“I’m not going to embarrass anyone, but I have here a list,” he said. “If you’re going to take credit for what we’ve done,” he continued, “don’t get in the way of what we need to do.”
The political arguments over Biden’s ambitious proposals are quickly distilling into a debate over the size and scope of what all sides agree are sorely needed upgrades to the nation’s aging and outmoded infrastructure.
As the president reaches for a soaring legislative achievement with his $1.7 trillion American Jobs Plan and a separate $1.8 trillion American Families Plan, he is assessing whether he can cut a bipartisan deal with Republicans or will have to push through his proposals with only Democratic votes.

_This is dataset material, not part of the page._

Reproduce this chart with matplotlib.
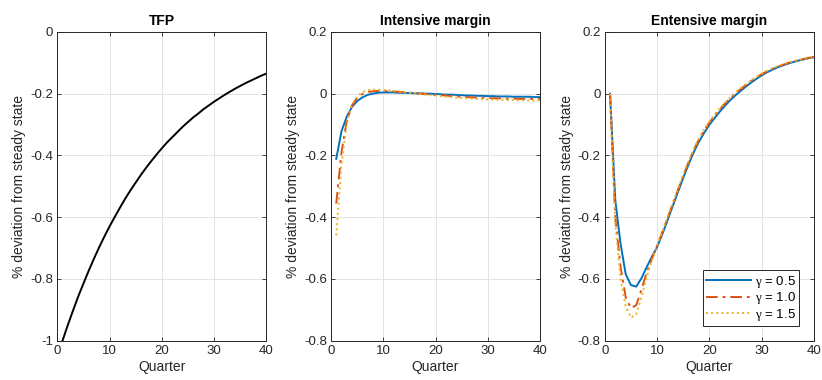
import numpy as np
import matplotlib
matplotlib.use("Agg")
import matplotlib.pyplot as plt

plt.rcParams['font.family'] = ['Liberation Sans', 'DejaVu Sans']
plt.rcParams['mathtext.fontset'] = 'custom'
plt.rcParams['mathtext.rm'] = 'Liberation Serif'
plt.rcParams['mathtext.it'] = 'Liberation Serif'

quarters = list(range(1, 41))

tfp = [-1.000, -0.950, -0.903, -0.857, -0.815, -0.774, -0.735, -0.698, -0.663, -0.630,
       -0.599, -0.569, -0.540, -0.513, -0.488, -0.463, -0.440, -0.418, -0.397, -0.377,
       -0.358, -0.341, -0.324, -0.307, -0.292, -0.277, -0.264, -0.250, -0.238, -0.226,
       -0.215, -0.204, -0.194, -0.184, -0.175, -0.166, -0.158, -0.150, -0.142, -0.135]

intensive_05 = [-0.211, -0.122, -0.075, -0.043, -0.024, -0.012, -0.004, 0.000, 0.003, 0.004,
                0.004, 0.004, 0.003, 0.003, 0.002, 0.001, 0.001, 0.000, 0.000, -0.001,
                -0.002, -0.003, -0.003, -0.004, -0.005, -0.006, -0.006, -0.007, -0.007, -0.008,
                -0.008, -0.009, -0.009, -0.009, -0.010, -0.010, -0.010, -0.010, -0.011, -0.011]
intensive_10 = [-0.356, -0.190, -0.090, -0.038, -0.014, -0.001, 0.005, 0.008, 0.009, 0.009,
                0.008, 0.007, 0.006, 0.004, 0.003, 0.002, 0.000, -0.001, -0.003, -0.004,
                -0.005, -0.006, -0.008, -0.009, -0.010, -0.011, -0.012, -0.013, -0.013, -0.014,
                -0.015, -0.015, -0.016, -0.016, -0.016, -0.017, -0.017, -0.017, -0.017, -0.017]
intensive_15 = [-0.459, -0.230, -0.098, -0.035, -0.008, 0.005, 0.011, 0.013, 0.013, 0.012,
                0.011, 0.009, 0.007, 0.005, 0.003, 0.001, -0.001, -0.003, -0.005, -0.006,
                -0.008, -0.010, -0.011, -0.013, -0.014, -0.015, -0.016, -0.017, -0.018, -0.019,
                -0.019, -0.020, -0.020, -0.021, -0.021, -0.021, -0.022, -0.022, -0.022, -0.022]

extensive_05 = [0.000, -0.345, -0.485, -0.585, -0.620, -0.625, -0.598, -0.562, -0.528, -0.497,
                -0.455, -0.410, -0.364, -0.318, -0.273, -0.230, -0.190, -0.156, -0.127, -0.101,
                -0.079, -0.058, -0.039, -0.021, -0.005, 0.009, 0.023, 0.036, 0.048, 0.059,
                0.069, 0.077, 0.085, 0.091, 0.097, 0.102, 0.107, 0.111, 0.115, 0.118]
extensive_10 = [0.000, -0.400, -0.560, -0.660, -0.695, -0.685, -0.635, -0.580, -0.535, -0.493,
                -0.449, -0.403, -0.357, -0.311, -0.266, -0.223, -0.183, -0.149, -0.120, -0.094,
                -0.072, -0.051, -0.032, -0.015, 0.001, 0.015, 0.028, 0.041, 0.052, 0.063,
                0.072, 0.080, 0.087, 0.093, 0.099, 0.104, 0.108, 0.112, 0.116, 0.119]
extensive_15 = [0.000, -0.420, -0.600, -0.690, -0.725, -0.715, -0.660, -0.595, -0.540, -0.492,
                -0.447, -0.400, -0.354, -0.308, -0.262, -0.219, -0.179, -0.145, -0.116, -0.090,
                -0.068, -0.047, -0.029, -0.012, 0.004, 0.018, 0.031, 0.043, 0.054, 0.065,
                0.074, 0.082, 0.089, 0.095, 0.100, 0.105, 0.109, 0.113, 0.117, 0.120]

labels = [r'$\mathrm{\gamma}$ = 0.5', r'$\mathrm{\gamma}$ = 1.0', r'$\mathrm{\gamma}$ = 1.5']
colors = ['#0072BD', '#D95319', '#EDB120']
styles = ['-', (0, (6, 2.5, 1.5, 2.5)), ':']

axcol = '#262626'


def style_axes(ax, yticks, ylim):
    ax.set_xlim(0, 40)
    ax.set_ylim(*ylim)
    ax.set_xticks([0, 10, 20, 30, 40])
    ax.set_yticks(yticks)
    ax.set_yticklabels(['%g' % v for v in yticks])
    ax.grid(True, color='#e3e3e3', linewidth=0.7)
    ax.set_axisbelow(True)
    ax.tick_params(direction='in', length=3, width=0.6, colors=axcol,
                   labelsize=9.5, top=True, right=True, pad=3)
    for s in ax.spines.values():
        s.set_color(axcol)
        s.set_linewidth(0.7)
    ax.set_xlabel('Quarter', fontsize=10, color=axcol, labelpad=2)
    ax.set_ylabel('% deviation from steady state', fontsize=10, color=axcol, labelpad=3)


fig = plt.figure(figsize=(8.22, 3.8), dpi=100)
w, h, b = 0.2543, 0.8125, 0.1035
ax1 = fig.add_axes([0.0697, b, w, h])
ax2 = fig.add_axes([0.4027, b, w, h])
ax3 = fig.add_axes([0.7358, b, w, h])

ax1.plot(quarters, tfp, color='black', linewidth=1.4)
style_axes(ax1, [0, -0.2, -0.4, -0.6, -0.8, -1], (-1, 0))
ax1.set_title('TFP', fontsize=10, fontweight='bold', pad=5)

for series, c, ls, lab in zip([intensive_05, intensive_10, intensive_15], colors, styles, labels):
    ax2.plot(quarters, series, color=c, linestyle=ls, linewidth=1.4, label=lab)
style_axes(ax2, [0.2, 0, -0.2, -0.4, -0.6, -0.8], (-0.8, 0.2))
ax2.set_title('Intensive margin', fontsize=10, fontweight='bold', pad=5)

for series, c, ls, lab in zip([extensive_05, extensive_10, extensive_15], colors, styles, labels):
    ax3.plot(quarters, series, color=c, linestyle=ls, linewidth=1.4, label=lab)
style_axes(ax3, [0.2, 0, -0.2, -0.4, -0.6, -0.8], (-0.8, 0.2))
ax3.set_title('Entensive margin', fontsize=10, fontweight='bold', pad=5)

leg = ax3.legend(loc='lower right', fontsize=9.5, fancybox=False, framealpha=1,
                 edgecolor=axcol, handlelength=3.4, handletextpad=0.3,
                 borderpad=0.25, labelspacing=0.05, borderaxespad=1.1)
leg.get_frame().set_linewidth(0.7)

fig.savefig('out.png', dpi=100)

Republican senators outlined a $928 billion infrastructure proposal Thursday as a counteroffer to Biden, drawing a fresh red line against his plans raise the corporate tax, from 21% to 28%, to pay for new spending. Instead, the Republicans want to shift unspent COVID-19 relief dollars to help cover the costs, a nonstarter for many Democrats.
The Republican senators said their offer, raised from an initial $568 billion, delivers on “core infrastructure investments” that Biden has focused on as areas of potential agreement. “It’s a serious effort to try to reach a bipartisan agreement,” said Capito.
With about $250 billion in new spending, the GOP plan remains far from the president’s approach. Biden reduced his $2.3 trillion opening bid to $1.7 trillion in earlier negotiations.